Growing up, I lived most of my life in Oregon and Idaho. My small rural community felt like home as riding dirt bikes, camping, and surfing were some of my favorite activities. I have always admired Washington, D.C. for its historical significance and breathtaking architecture. Nevertheless, living in a city has felt restricting and suffocating. I feel as if there are people everywhere without any room to breathe. I will admit, the first couple of weeks were hard. Yet, I feel myself becoming more comfortable each day, while simultaneously recognizing that I am a part of history at this very moment, an uneasy feat for any person.
Having the ability to walk down to the National Archives and see the Declaration of Independence or walk through the National Mall and admire the brave names of those who died in Vietnam has seemed surreal. Despite these beautiful commemorations to those who have shaped America, I have felt particularly disheartened working for such a large government entity that condones and stands by as 33 million Americans lose their reproductive health care rights.
Having the ability to work next door to the Supreme Court used to be a point of pride for me. On my walk to work each morning, I no longer see tourists standing in awe of the beautiful marble building. What I now see are black gates with blinding flood lights behind them.

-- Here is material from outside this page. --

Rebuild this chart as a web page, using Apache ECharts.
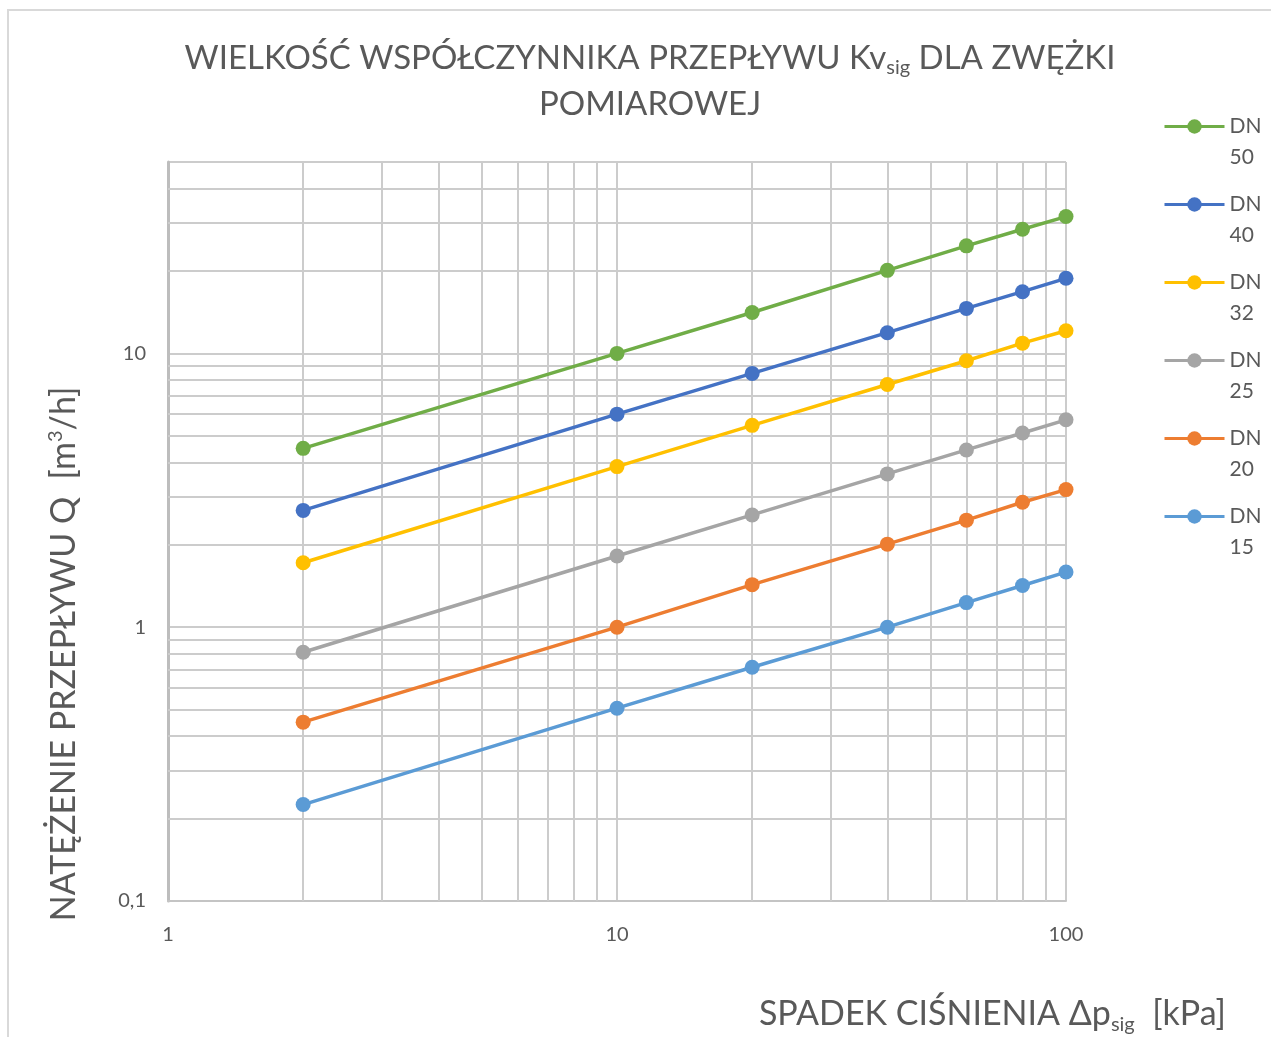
<!DOCTYPE html>
<html>
<head>
<meta charset="utf-8">
<title>Kv sig</title>
<script src="https://cdn.jsdelivr.net/npm/echarts@6/dist/echarts.min.js"></script>
<style>
  html, body { margin: 0; padding: 0; background: #fff; }
  #main { width: 1271px; height: 1037px; }
</style>
</head>
<body>
<div id="main"></div>
<script>
// spadek ciśnienia [kPa]
var pressureDrop = [2, 10, 20, 40, 60, 80, 100];

// natężenie przepływu Q [m3/h] dla poszczególnych średnic
var dn50 = [4.5, 10.0, 14.1, 20.1, 24.7, 28.4, 31.6];
var dn40 = [2.67, 6.0, 8.45, 11.9, 14.6, 16.8, 18.8];
var dn32 = [1.72, 3.86, 5.46, 7.7, 9.4, 10.9, 12.1];
var dn25 = [0.81, 1.82, 2.57, 3.63, 4.44, 5.12, 5.72];
var dn20 = [0.45, 1.0, 1.43, 2.01, 2.46, 2.86, 3.18];
var dn15 = [0.225, 0.506, 0.714, 1.0, 1.23, 1.42, 1.59];

var seriesNames = ['DN 50', 'DN 40', 'DN 32', 'DN 25', 'DN 20', 'DN 15'];
var seriesValues = [dn50, dn40, dn32, dn25, dn20, dn15];
var seriesColors = ['#70AD47', '#4472C4', '#FFC000', '#A5A5A5', '#ED7D31', '#5B9BD5'];

// linie siatki pomocniczej (log)
var xMinorGrid = [2, 3, 4, 5, 6, 7, 8, 9, 20, 30, 40, 50, 60, 70, 80, 90];
var yMinorGrid = [0.2, 0.3, 0.4, 0.5, 0.6, 0.7, 0.8, 0.9, 2, 3, 4, 5, 6, 7, 8, 9, 20, 30, 40];

var font = 'Lato';
var textColor = '#595959';
var gridColor = '#cccccc';

var chart = echarts.init(document.getElementById('main'));

var series = seriesNames.map(function (name, i) {
  return {
    name: name,
    type: 'line',
    z: 3,
    symbol: 'circle',
    symbolSize: 15,
    lineStyle: { width: 3.5, color: seriesColors[i] },
    itemStyle: { color: seriesColors[i] },
    data: pressureDrop.map(function (x, j) { return [x, seriesValues[i][j]]; })
  };
});

// siatka pomocnicza
var gridLines = [];
xMinorGrid.forEach(function (v) { gridLines.push({ xAxis: v }); });
yMinorGrid.forEach(function (v) { gridLines.push({ yAxis: v }); });
series.push({
  name: 'grid',
  type: 'line',
  z: 1,
  data: [[1, 0.1]],
  symbol: 'none',
  lineStyle: { width: 0 },
  silent: true,
  markLine: {
    silent: true,
    z: 1,
    symbol: 'none',
    label: { show: false },
    animation: false,
    lineStyle: { color: gridColor, width: 2, type: 'solid' },
    data: gridLines
  }
});

var option = {
  animation: false,
  textStyle: { fontFamily: font },
  title: {
    text: 'WIELKOŚĆ WSPÓŁCZYNNIKA PRZEPŁYWU Kv{sub|sig} DLA ZWĘŻKI\nPOMIAROWEJ',
    left: 645,
    textAlign: 'center',
    top: 30,
    textStyle: {
      fontFamily: font,
      fontSize: 33,
      fontWeight: 'normal',
      color: textColor,
      lineHeight: 46,
      rich: {
        sub: { fontFamily: font, fontSize: 20, color: textColor, padding: [20, 0, 0, 0], lineHeight: 46 }
      }
    }
  },
  legend: {
    orient: 'vertical',
    left: 1158,
    top: 75,
    itemGap: -15,
    itemWidth: 60,
    itemHeight: 18,
    data: seriesNames,
    lineStyle: { width: 3 },
    formatter: function (name) { return ' \n' + name.replace(' ', '\n'); },
    textStyle: { fontFamily: font, fontSize: 21, color: textColor, lineHeight: 31, padding: [0, 0, 0, 0] }
  },
  grid: { left: 168, right: 205, top: 162, bottom: 136, containLabel: false },
  xAxis: {
    type: 'log',
    logBase: 10,
    min: 1,
    max: 100,
    axisLine: { show: true, lineStyle: { color: '#c4c4c4', width: 2 } },
    axisTick: { show: false },
    splitLine: { show: true, lineStyle: { color: gridColor, width: 2 } },
    axisLabel: { margin: 24, fontSize: 20, color: textColor, fontFamily: font }
  },
  yAxis: {
    type: 'log',
    logBase: 10,
    min: 0.1,
    max: 50,
    axisLine: { show: true, lineStyle: { color: '#bdbdbd', width: 3 } },
    axisTick: { show: false },
    splitLine: { show: true, lineStyle: { color: gridColor, width: 2 } },
    axisLabel: {
      margin: 22,
      fontSize: 20,
      color: textColor,
      fontFamily: font,
      showMaxLabel: false,
      formatter: function (v) { return String(v).replace('.', ','); }
    }
  },
  graphic: [
    {
      type: 'rect',
      silent: true,
      z: -10,
      shape: { x: 8, y: 10, width: 1400, height: 1200 },
      style: { fill: 'none', stroke: '#d9d9d9', lineWidth: 2 }
    },
    {
      type: 'text',
      x: 64,
      y: 654,
      rotation: Math.PI / 2,
      style: {
        text: 'NATĘŻENIE PRZEPŁYWU Q  [m{sup|3}/h]',
        fontFamily: font,
        fontSize: 34,
        fill: textColor,
        align: 'center',
        verticalAlign: 'middle',
        rich: {
          sup: { fontFamily: font, fontSize: 20, fill: textColor, padding: [0, 0, 16, 0] }
        }
      }
    },
    {
      type: 'text',
      x: 1226,
      y: 1014,
      style: {
        text: 'SPADEK CIŚNIENIA Δp{sub|sig}  [kPa]',
        fontFamily: font,
        fontSize: 34,
        fill: textColor,
        align: 'right',
        verticalAlign: 'middle',
        rich: {
          sub: { fontFamily: font, fontSize: 20, fill: textColor, padding: [22, 0, 0, 0] }
        }
      }
    }
  ],
  series: series
};

chart.setOption(option);
</script>
</body>
</html>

Perched on top of the historically significant building are men in blacked-out outfits with binoculars, ready to spot the next uncivil protestor. Across the street are men, women, and children marching to the chat of “freedom and equality for all”. Directly adjacent to them are protestors holding signs condemning all those who dare seek reproductive healthcare. Day after day, overwhelming decisions continue to roll out. Police officers are no longer able to be sued in civil court for not reciting Miranda rights, access to reproductive health care is overturned, and the scope of what the Environmental Protection Agency is allowed to do has been limited. My head is spinning and I cannot keep up.
At times I feel that my power is limited and I am helpless. When I feel myself slipping into cynicism, I remember those whose shoulders I stand on to be where I am today. Individuals such as Martin Luther King Jr., Harvey Milk, Sylvia Rivera, or Christine Jorgenson. These individuals faced adversity far beyond my own. Imprisonment, homelessness, assault, and much more for their pursuit of justice and equality.
I cannot help but wince at the thought of abandoning the United States as a home of democracy and representation. While threatening and unfortunate decisions may be coming out, this is only indicative of the work that is still left undone. Work that the LGBTQ Victory Institute and various organizations seek to uphold. Let us allow this moment to be galvanizing and intimate so that we too can seek to uphold the changes that were set into place by those whom we stand on the shoulders of.
I no longer consider myself a small-town girl with a small worldview. I feel that my unease of city life, paired with my new surroundings, has pushed me outside of my comfort zone. I now feel more confident than ever, ready to take on whatever is hurled at me next. In some kind of way, I have found the Supreme Court decisions to be reuniting in a country with such dangerous polarization. It has also revealed to me how important organizations such as the LGBTQ Victory Institute are for representation and inclusiveness. The United States and those who reside within it are worth fighting for, and that is exactly what I plan to do moving forward.